Code that draws figures:

• • •

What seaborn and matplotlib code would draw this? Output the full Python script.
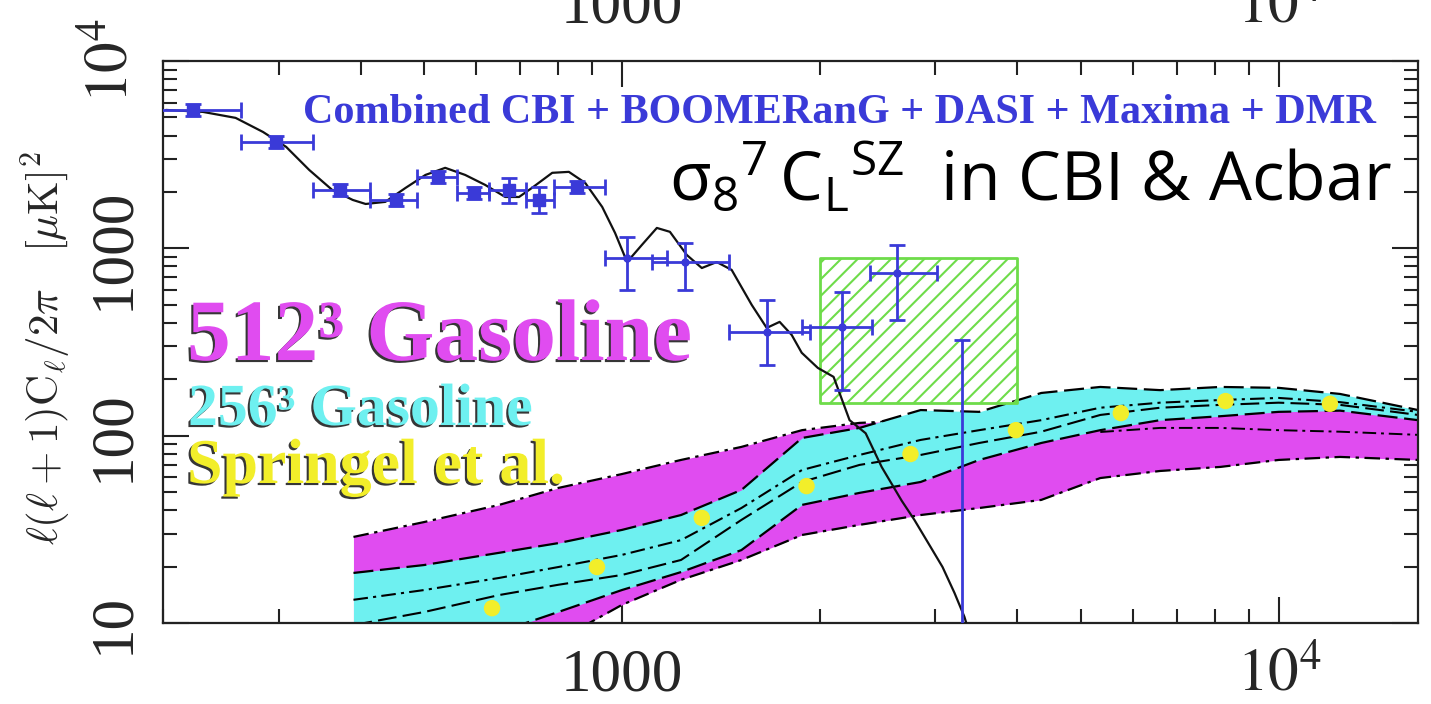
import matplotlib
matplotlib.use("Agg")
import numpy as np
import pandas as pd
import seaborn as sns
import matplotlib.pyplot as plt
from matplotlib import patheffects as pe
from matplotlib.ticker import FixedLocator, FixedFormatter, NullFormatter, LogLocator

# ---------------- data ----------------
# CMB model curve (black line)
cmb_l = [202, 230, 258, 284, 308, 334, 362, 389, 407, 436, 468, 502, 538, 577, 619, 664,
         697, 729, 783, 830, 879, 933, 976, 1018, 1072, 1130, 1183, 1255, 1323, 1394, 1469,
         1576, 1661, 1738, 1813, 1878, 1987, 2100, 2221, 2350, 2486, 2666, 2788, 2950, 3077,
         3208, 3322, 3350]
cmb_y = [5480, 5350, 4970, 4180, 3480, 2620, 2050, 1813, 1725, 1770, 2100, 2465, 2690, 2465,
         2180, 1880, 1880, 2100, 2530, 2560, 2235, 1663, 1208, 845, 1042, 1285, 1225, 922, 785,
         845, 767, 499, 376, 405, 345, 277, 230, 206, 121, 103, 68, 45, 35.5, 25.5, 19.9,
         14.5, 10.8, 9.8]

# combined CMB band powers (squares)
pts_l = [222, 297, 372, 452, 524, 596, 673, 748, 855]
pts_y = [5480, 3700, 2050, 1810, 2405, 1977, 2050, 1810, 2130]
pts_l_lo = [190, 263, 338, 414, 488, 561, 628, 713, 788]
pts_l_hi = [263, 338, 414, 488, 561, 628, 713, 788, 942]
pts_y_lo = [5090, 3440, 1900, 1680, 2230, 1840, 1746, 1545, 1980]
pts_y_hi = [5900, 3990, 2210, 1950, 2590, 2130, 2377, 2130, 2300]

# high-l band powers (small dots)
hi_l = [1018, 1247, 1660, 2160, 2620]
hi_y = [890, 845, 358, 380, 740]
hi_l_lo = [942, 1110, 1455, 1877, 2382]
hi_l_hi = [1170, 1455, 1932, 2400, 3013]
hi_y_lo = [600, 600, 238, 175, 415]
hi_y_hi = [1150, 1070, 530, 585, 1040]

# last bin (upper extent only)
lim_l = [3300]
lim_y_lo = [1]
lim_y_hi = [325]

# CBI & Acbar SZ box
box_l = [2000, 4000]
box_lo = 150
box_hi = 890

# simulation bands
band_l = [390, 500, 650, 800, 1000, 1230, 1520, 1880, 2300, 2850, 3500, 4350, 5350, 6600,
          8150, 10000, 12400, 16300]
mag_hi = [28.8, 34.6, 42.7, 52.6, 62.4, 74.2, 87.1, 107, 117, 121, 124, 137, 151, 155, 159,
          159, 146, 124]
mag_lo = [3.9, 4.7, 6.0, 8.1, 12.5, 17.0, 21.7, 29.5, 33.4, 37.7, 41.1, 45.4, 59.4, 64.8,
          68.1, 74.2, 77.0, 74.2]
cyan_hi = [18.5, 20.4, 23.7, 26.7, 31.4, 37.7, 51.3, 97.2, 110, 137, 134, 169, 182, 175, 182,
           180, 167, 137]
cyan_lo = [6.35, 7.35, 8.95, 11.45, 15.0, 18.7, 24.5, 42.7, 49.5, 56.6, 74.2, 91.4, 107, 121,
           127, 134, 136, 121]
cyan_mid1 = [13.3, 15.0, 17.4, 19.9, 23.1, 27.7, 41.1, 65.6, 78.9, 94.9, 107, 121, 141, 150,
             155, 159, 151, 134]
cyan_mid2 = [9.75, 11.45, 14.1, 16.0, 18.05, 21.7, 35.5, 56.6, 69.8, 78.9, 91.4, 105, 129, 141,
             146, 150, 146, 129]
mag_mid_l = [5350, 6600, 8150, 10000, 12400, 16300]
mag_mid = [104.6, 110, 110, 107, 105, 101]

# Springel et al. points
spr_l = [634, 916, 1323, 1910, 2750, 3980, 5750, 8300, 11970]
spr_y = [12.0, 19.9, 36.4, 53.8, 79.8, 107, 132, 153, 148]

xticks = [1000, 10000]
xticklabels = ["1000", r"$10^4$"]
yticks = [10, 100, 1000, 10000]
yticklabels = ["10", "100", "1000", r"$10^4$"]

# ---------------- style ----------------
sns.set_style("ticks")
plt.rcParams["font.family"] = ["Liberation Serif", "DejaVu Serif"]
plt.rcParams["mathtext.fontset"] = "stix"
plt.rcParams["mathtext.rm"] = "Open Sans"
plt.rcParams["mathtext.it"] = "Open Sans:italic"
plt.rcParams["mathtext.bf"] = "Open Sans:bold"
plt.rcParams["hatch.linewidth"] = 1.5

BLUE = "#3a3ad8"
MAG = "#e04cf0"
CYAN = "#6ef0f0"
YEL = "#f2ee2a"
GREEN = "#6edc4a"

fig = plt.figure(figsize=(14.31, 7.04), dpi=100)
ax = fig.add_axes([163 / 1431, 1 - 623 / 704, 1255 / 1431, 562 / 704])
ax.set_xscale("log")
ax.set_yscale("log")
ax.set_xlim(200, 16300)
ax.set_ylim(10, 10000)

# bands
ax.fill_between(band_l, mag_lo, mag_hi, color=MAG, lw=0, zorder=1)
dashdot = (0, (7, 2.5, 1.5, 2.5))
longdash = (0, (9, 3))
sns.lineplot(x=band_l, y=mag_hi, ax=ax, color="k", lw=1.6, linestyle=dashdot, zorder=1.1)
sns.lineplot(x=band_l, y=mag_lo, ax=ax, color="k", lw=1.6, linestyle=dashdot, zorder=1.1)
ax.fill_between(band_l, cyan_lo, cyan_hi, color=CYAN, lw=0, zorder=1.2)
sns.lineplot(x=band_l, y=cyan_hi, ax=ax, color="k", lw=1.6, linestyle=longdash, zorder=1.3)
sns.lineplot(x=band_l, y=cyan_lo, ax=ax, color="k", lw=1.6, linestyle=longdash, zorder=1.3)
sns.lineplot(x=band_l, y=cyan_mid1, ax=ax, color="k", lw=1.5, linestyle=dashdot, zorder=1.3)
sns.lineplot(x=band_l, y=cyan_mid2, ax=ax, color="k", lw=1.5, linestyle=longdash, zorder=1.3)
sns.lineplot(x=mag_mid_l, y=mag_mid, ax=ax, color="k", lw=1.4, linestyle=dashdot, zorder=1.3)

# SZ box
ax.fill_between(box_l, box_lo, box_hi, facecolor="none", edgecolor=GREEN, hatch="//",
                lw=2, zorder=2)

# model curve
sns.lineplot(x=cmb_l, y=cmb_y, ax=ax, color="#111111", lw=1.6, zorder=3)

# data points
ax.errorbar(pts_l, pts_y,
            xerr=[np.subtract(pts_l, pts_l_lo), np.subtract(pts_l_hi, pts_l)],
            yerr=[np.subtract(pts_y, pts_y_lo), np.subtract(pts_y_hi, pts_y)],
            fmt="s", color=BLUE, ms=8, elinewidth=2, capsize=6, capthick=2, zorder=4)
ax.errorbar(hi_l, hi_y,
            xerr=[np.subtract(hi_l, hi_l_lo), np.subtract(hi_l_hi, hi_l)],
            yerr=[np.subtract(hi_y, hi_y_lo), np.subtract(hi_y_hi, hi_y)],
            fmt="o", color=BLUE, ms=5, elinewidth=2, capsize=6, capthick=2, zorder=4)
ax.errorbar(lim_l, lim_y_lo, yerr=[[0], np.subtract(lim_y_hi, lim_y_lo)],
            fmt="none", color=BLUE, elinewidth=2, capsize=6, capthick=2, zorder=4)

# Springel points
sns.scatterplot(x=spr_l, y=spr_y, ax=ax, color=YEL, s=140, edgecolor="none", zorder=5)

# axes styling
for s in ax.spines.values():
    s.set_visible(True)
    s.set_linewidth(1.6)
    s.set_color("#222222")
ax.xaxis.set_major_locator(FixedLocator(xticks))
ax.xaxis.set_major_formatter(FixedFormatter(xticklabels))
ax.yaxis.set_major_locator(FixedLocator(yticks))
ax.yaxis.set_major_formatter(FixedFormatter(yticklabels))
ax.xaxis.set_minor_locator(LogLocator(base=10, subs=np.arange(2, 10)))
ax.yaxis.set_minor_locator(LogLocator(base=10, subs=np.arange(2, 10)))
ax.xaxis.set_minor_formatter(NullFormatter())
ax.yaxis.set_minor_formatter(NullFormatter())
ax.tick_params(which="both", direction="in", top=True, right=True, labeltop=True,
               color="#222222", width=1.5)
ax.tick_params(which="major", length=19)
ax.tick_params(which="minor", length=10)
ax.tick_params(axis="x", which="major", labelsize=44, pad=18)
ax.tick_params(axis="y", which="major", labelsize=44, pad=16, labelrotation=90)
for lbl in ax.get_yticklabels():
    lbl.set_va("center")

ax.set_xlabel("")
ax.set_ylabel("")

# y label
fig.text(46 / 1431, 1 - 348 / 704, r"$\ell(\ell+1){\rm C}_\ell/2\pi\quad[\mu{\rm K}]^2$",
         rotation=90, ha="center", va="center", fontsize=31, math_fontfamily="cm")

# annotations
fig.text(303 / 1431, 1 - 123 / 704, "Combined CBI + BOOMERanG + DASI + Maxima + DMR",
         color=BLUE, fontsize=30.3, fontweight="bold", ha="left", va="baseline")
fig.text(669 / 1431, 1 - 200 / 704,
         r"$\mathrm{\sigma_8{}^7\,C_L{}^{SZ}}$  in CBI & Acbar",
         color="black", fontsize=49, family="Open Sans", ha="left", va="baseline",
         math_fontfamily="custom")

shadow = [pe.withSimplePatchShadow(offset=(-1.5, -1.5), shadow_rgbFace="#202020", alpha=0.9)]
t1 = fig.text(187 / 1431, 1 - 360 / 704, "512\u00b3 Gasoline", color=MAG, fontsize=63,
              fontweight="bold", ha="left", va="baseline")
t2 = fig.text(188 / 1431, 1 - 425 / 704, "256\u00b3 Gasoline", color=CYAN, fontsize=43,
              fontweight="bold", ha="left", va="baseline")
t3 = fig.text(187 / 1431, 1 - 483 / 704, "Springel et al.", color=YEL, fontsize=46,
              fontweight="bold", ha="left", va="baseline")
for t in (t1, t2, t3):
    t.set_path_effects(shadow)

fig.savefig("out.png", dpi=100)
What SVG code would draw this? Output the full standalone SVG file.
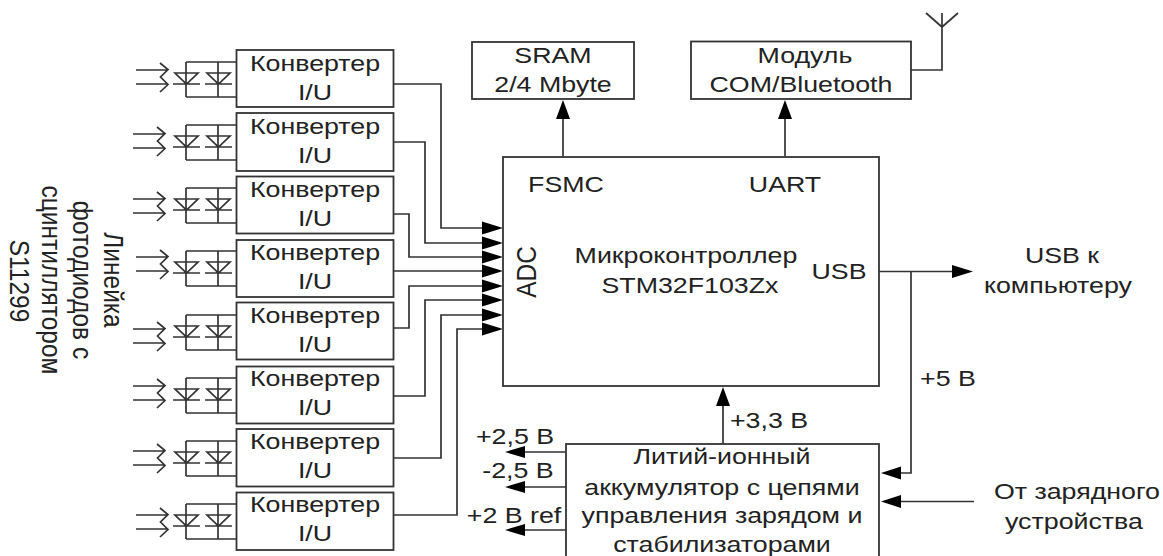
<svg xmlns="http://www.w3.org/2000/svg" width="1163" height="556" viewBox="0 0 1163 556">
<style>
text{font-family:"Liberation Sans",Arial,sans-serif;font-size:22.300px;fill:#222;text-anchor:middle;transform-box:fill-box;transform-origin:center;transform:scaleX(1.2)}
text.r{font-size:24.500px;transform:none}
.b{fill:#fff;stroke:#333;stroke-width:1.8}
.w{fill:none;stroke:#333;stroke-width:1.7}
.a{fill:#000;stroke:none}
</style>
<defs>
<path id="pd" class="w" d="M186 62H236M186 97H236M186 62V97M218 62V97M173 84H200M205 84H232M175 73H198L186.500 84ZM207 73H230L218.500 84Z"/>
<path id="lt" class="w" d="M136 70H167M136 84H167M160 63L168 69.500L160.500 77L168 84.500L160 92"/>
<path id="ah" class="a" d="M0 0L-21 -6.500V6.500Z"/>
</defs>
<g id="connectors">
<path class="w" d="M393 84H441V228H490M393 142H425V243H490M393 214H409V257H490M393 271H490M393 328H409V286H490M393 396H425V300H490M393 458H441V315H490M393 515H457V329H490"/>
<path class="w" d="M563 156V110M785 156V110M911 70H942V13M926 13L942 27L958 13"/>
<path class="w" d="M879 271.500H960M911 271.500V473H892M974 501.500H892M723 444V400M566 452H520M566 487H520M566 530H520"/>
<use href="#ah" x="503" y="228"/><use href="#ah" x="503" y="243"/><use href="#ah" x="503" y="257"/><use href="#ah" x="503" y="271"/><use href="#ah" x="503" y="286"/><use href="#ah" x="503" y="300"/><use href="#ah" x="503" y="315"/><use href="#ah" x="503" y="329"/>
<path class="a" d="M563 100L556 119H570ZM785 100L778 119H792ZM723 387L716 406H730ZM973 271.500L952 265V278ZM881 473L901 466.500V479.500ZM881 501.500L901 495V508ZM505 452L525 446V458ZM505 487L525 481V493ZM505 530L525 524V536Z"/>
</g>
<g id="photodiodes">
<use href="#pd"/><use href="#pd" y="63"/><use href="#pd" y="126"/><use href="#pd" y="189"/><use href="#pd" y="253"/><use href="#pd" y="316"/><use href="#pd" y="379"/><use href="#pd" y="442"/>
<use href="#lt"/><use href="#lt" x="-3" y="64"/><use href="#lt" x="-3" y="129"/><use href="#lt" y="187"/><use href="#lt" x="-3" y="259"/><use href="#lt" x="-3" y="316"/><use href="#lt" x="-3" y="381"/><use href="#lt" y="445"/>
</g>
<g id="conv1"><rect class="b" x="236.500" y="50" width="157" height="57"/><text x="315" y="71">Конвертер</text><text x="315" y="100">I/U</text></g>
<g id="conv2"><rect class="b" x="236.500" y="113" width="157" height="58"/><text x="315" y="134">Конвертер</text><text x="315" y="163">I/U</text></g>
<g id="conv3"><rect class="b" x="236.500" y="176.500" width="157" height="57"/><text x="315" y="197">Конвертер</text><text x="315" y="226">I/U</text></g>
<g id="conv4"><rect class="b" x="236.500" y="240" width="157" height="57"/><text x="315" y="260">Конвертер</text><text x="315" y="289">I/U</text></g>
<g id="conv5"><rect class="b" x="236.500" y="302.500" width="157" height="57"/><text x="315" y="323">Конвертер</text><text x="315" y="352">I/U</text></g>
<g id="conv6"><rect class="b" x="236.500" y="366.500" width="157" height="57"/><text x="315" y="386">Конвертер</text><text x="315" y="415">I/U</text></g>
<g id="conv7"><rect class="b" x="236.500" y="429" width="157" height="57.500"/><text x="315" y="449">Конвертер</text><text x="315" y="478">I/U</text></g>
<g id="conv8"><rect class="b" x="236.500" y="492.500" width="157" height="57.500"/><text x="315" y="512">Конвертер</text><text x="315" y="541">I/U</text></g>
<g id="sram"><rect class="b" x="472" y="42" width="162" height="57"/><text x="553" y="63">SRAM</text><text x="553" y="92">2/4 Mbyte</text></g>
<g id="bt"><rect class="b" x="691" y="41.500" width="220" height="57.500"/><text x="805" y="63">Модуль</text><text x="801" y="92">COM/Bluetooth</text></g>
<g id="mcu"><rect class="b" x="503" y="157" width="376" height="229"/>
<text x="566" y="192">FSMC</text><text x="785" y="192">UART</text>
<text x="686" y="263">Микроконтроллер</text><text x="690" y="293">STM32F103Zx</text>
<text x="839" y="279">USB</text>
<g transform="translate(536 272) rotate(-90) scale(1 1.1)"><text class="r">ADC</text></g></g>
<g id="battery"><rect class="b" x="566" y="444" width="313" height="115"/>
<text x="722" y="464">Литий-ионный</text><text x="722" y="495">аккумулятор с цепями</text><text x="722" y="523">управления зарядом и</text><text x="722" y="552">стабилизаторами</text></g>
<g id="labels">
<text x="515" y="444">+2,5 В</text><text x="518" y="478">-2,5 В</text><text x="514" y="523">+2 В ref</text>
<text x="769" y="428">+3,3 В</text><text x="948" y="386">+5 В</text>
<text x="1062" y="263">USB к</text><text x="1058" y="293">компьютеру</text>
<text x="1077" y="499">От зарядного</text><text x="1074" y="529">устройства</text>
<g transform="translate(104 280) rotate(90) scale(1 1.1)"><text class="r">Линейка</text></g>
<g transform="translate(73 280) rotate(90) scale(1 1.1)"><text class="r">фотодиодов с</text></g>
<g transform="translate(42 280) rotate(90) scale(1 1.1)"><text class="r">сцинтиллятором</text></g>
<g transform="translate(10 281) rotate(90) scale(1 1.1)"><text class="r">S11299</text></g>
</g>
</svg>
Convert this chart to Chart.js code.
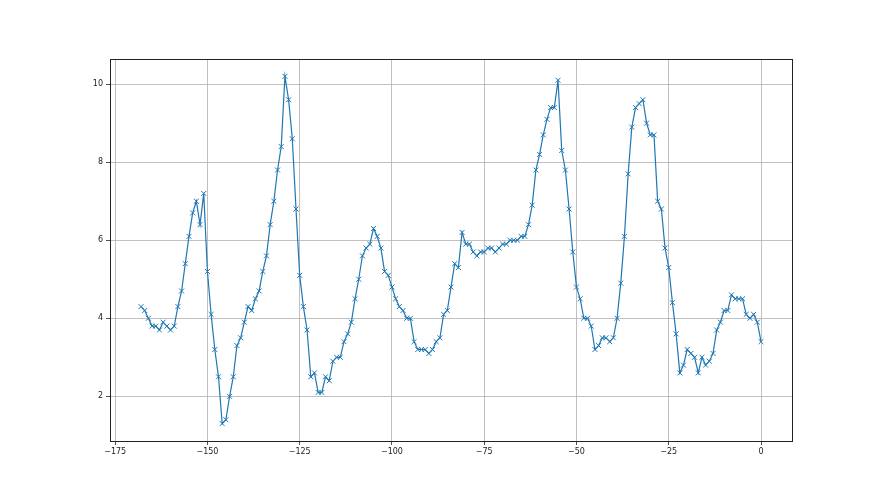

• • •

REQUIREMENTS:
Copy all lines in the listing above where the string "matplotlib" appears.

COMPLETED TASK:
What seaborn and matplotlib code would draw this? Output the full Python script.
import matplotlib
matplotlib.use("Agg")
import matplotlib.pyplot as plt
from matplotlib import patheffects as pe
from matplotlib.ticker import FixedLocator, FixedFormatter, NullFormatter, LogLocator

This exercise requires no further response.